Montis are generally wusses in the coral warfare dept. It's more likely that the acro killed back part of the monti.

You might also check your temperature swings throughout the day - too big a variance will stress your corals, and lots of fellow reefers down here in Texas are dealing with it now that we've finally gotten some colder weather.

Hopefully some other heads wiser than mine will chime in for you as well. Good luck!

Michael
12/08/2009, 12:54 PM
although your calcium isnt extremely high, its slightly high, but not a worry, however it may be worth checking your magnesium level, if thats ok then some baking soda to raise the alk will be sufficient in your case.

fishnut321
12/08/2009, 01:03 PM
calcium will drop slightly as you bring up your alkalinity. I would recommend getting some good quality test kits, such as elos or salifert. They are worth their weight in gold once you get into sps. Also, your magnesium is most likely fine since you change your water quite often as long as you dont have a huge amount of sps in your tank, but a magnesium test kit should at least be on your lit of purchases

Mako
12/08/2009, 04:18 PM
If your API dkh kit is over a year old I would not trust it. Better to get another and be sure of the reading.

DT's_Reef
12/08/2009, 04:33 PM
You definitely want to get your dkh up to at least 8 (I prefer 8-9). Your SPS should improve a good bit.

Make the adjustment over the course of a couple days.

I feel keeping your dkh stable is extremely important when keeping SPS. Not too high, not too low.

Laddy
12/08/2009, 04:44 PM
Water changes are good, no doubt about it. However, alot of people start doing large % water changes and forget to match the new water perimters with the old water.......they watch as their love isn't matched by the tank. Just remember to bring the new water's dKH and Ca up to the level of the tank before you start.

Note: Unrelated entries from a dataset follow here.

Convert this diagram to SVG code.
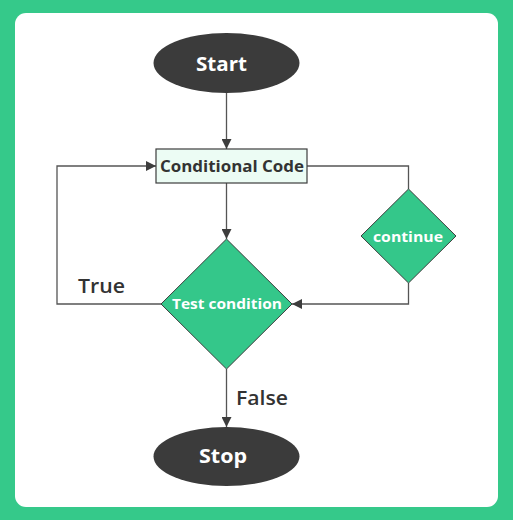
<svg xmlns="http://www.w3.org/2000/svg" width="513" height="520" viewBox="0 0 513 520">
<style>
.lbl{font-family:"Open Sans","Liberation Sans",sans-serif;font-weight:700;text-anchor:middle;dominant-baseline:central}
.w{fill:#ffffff}
.d{fill:#333333}
.edge{fill:none;stroke:#555555;stroke-width:1.3}
.term{fill:#3b3b3b}
.dia{fill:#34c78a;stroke:#3d3d3d;stroke-width:1}
</style>
<defs>
<marker id="ah" viewBox="0 0 10 10" refX="10" refY="5" markerWidth="10" markerHeight="10" markerUnits="userSpaceOnUse" orient="auto">
<path d="M0,0 L10,5 L0,10 Z" fill="#3d3d3d"/>
</marker>
</defs>
<rect x="0" y="0" width="513" height="520" fill="#35c98a"/>
<rect x="15" y="13" width="483" height="494" rx="11" fill="#ffffff"/>
<g id="connectors">
<line class="edge" x1="226.5" y1="93" x2="226.5" y2="149" marker-end="url(#ah)"/>
<line class="edge" x1="226.5" y1="183" x2="226.5" y2="239" marker-end="url(#ah)"/>
<polyline class="edge" points="161,304 57,304 57,166 156,166" marker-end="url(#ah)"/>
<polyline class="edge" points="307,166 408.5,166 408.5,189"/>
<polyline class="edge" points="408.5,283 408.5,304 292,304" marker-end="url(#ah)"/>
<line class="edge" x1="226.5" y1="369" x2="226.5" y2="427" marker-end="url(#ah)"/>
<text class="lbl d" x="101.5" y="285" style="font-weight:600" font-size="20" textLength="47" lengthAdjust="spacingAndGlyphs">True</text>
<text class="lbl d" x="262" y="397" style="font-weight:600" font-size="20" textLength="52" lengthAdjust="spacingAndGlyphs">False</text>
</g>
<g id="start">
<ellipse class="term" cx="226.5" cy="63" rx="73" ry="30"/>
<text class="lbl w" x="221.5" y="64" font-size="19" textLength="51" lengthAdjust="spacingAndGlyphs">Start</text>
</g>
<g id="code">
<rect x="156" y="149" width="151" height="34" fill="#ecfcf4" stroke="#3d3d3d" stroke-width="1.2"/>
<text class="lbl d" x="232" y="166" font-size="16" textLength="144" lengthAdjust="spacingAndGlyphs">Conditional Code</text>
</g>
<g id="test">
<polygon class="dia" points="226.5,239 292,304 226.5,369 161,304"/>
<text class="lbl w" x="227" y="303" font-size="15" textLength="110" lengthAdjust="spacingAndGlyphs">Test condition</text>
</g>
<g id="continue">
<polygon class="dia" points="408.5,189 456,236 408.5,283 361,236"/>
<text class="lbl w" x="408" y="236" font-size="15" textLength="70" lengthAdjust="spacingAndGlyphs">continue</text>
</g>
<g id="stop">
<ellipse class="term" cx="226.5" cy="456.5" rx="73" ry="29.5"/>
<text class="lbl w" x="223" y="456" font-size="19" textLength="48" lengthAdjust="spacingAndGlyphs">Stop</text>
</g>
</svg>
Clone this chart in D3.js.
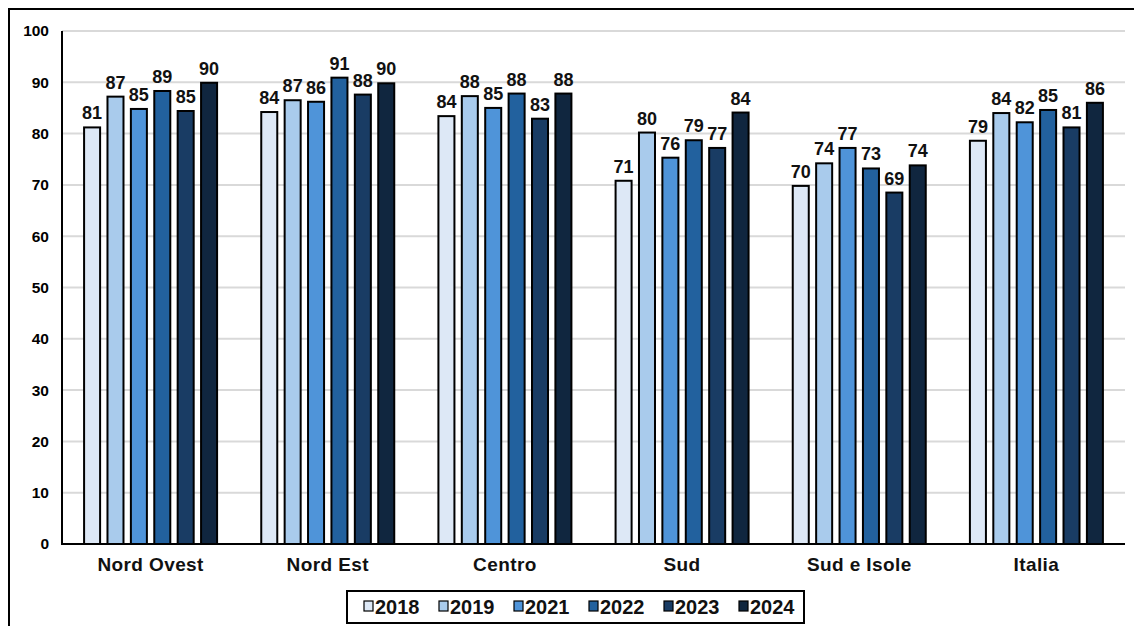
<!DOCTYPE html>
<html><head><meta charset="utf-8">
<script src="https://cdn.jsdelivr.net/npm/d3@7"></script>
<style>
html,body{margin:0;padding:0;background:#fff;}
svg{display:block;font-family:"Liberation Sans",Arial,sans-serif;font-weight:bold;}
</style></head>
<body>
<svg id="chart" width="1134" height="626"></svg>
<script>
const categories = ["Nord Ovest","Nord Est","Centro","Sud","Sud e Isole","Italia"];
const years = ["2018","2019","2021","2022","2023","2024"];
const values2018 = [81.4, 84.4, 83.6, 71.0, 70.0, 78.8];
const values2019 = [87.4, 86.7, 87.5, 80.4, 74.4, 84.2];
const values2021 = [85.0, 86.4, 85.2, 75.5, 77.4, 82.4];
const values2022 = [88.5, 91.1, 88.0, 78.9, 73.4, 84.8];
const values2023 = [84.6, 87.8, 83.1, 77.4, 68.7, 81.4];
const values2024 = [90.1, 90.0, 88.0, 84.3, 74.0, 86.2];
const yTicks = [0,10,20,30,40,50,60,70,80,90,100];
const colors = ["#dde8f6","#a9cbec","#4f94d9","#22619e","#193c64","#10263f"];

const series = [values2018, values2019, values2021, values2022, values2023, values2024];

(function(){
const svg = d3.select("#chart");

// outer frame
svg.append("line").attr("x1",9).attr("x2",1134).attr("y1",9).attr("y2",9).attr("stroke","#000").attr("stroke-width",2);
svg.append("line").attr("x1",9).attr("x2",9).attr("y1",8).attr("y2",626).attr("stroke","#000").attr("stroke-width",2);

const pLeft = 62, pRight = 1125, pTop = 31, pBottom = 544;
const y = d3.scaleLinear().domain([0,100]).range([pBottom, pTop]);
const x0 = d3.scaleBand().domain(categories).range([pLeft, pRight]).paddingInner(0.238).paddingOuter(0.119);
const x1 = d3.scaleBand().domain(years).range([0, x0.bandwidth()]).paddingInner(0.23).paddingOuter(0);

// gridlines
svg.append("g").selectAll("line").data(yTicks.filter(d=>d>0)).join("line")
  .attr("x1", pLeft).attr("x2", pRight)
  .attr("y1", d=>y(d)).attr("y2", d=>y(d))
  .attr("stroke","#d9d9d9").attr("stroke-width",2);

// y tick labels
const yAxis = d3.axisLeft(y).tickValues(yTicks).tickSize(0).tickPadding(13);
const gy = svg.append("g").attr("transform",`translate(${pLeft},0)`).call(yAxis);
gy.select(".domain").remove();
gy.selectAll("text").attr("font-size",15.5).attr("font-weight","bold").attr("fill","#000")
  .attr("font-family","'Liberation Sans',Arial,sans-serif");

// bars
const groups = svg.append("g").selectAll("g").data(categories).join("g")
  .attr("transform", d=>`translate(${x0(d)},0)`);

groups.each(function(cat, ci){
  const g = d3.select(this);
  years.forEach((yr, si)=>{
    const v = series[si][ci];
    g.append("rect")
      .attr("x", x1(yr)+1).attr("width", x1.bandwidth()-2)
      .attr("y", y(v)+1).attr("height", y(0)-y(v)-1)
      .attr("fill", colors[si]).attr("stroke","#000").attr("stroke-width",2);
    g.append("text")
      .attr("x", x1(yr)+x1.bandwidth()/2).attr("y", y(v)-7)
      .attr("text-anchor","middle").attr("font-size",18).attr("fill","#111")
      .text(Math.round(v));
  });
});

// axes lines
svg.append("line").attr("x1",pLeft).attr("x2",pLeft).attr("y1",pTop).attr("y2",pBottom+1).attr("stroke","#000").attr("stroke-width",2);
svg.append("line").attr("x1",pLeft).attr("x2",pRight).attr("y1",pBottom).attr("y2",pBottom).attr("stroke","#000").attr("stroke-width",2);

// category labels
const xAxis = d3.axisBottom(x0).tickSize(0).tickPadding(14);
const gx = svg.append("g").attr("transform",`translate(0,${pBottom})`).call(xAxis);
gx.select(".domain").remove();
gx.selectAll("text").attr("font-size",19).attr("letter-spacing",0.4).attr("font-weight","bold").attr("fill","#111")
  .attr("font-family","'Liberation Sans',Arial,sans-serif");

// legend
const lg = svg.append("g");
lg.append("rect").attr("x",347).attr("y",591).attr("width",457).attr("height",32)
  .attr("fill","#fff").attr("stroke","#000").attr("stroke-width",2);
years.forEach((yr, i)=>{
  const lx = 364 + i*75;
  lg.append("rect").attr("x",lx).attr("y",601).attr("width",9).attr("height",10)
    .attr("fill",colors[i]).attr("stroke","#000").attr("stroke-width",1.2);
  lg.append("text").attr("x",lx+11).attr("y",614).attr("font-size",20).attr("fill","#111").text(yr);
});
})();
</script>
</body></html>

It's sounds like your problem is your KH is bouncing around and the SPS are going to stress and discolor. By all means, use the single part to bring up KH, but incrementally. Slowly.

Hope this helps.

Peter Eichler
12/08/2009, 04:48 PM
If your API dkh kit is over a year old I would not trust it. Better to get another and be sure of the reading.

I've got a 10+ year old API alkalinity kit and I test it against my other kits every now and then for kicks, it's still accurate... It's going to take a heck of a lot longer than a year for a typical single reagent liquid titration kit to go bad unless it's been stored in really harsh conditions and left open.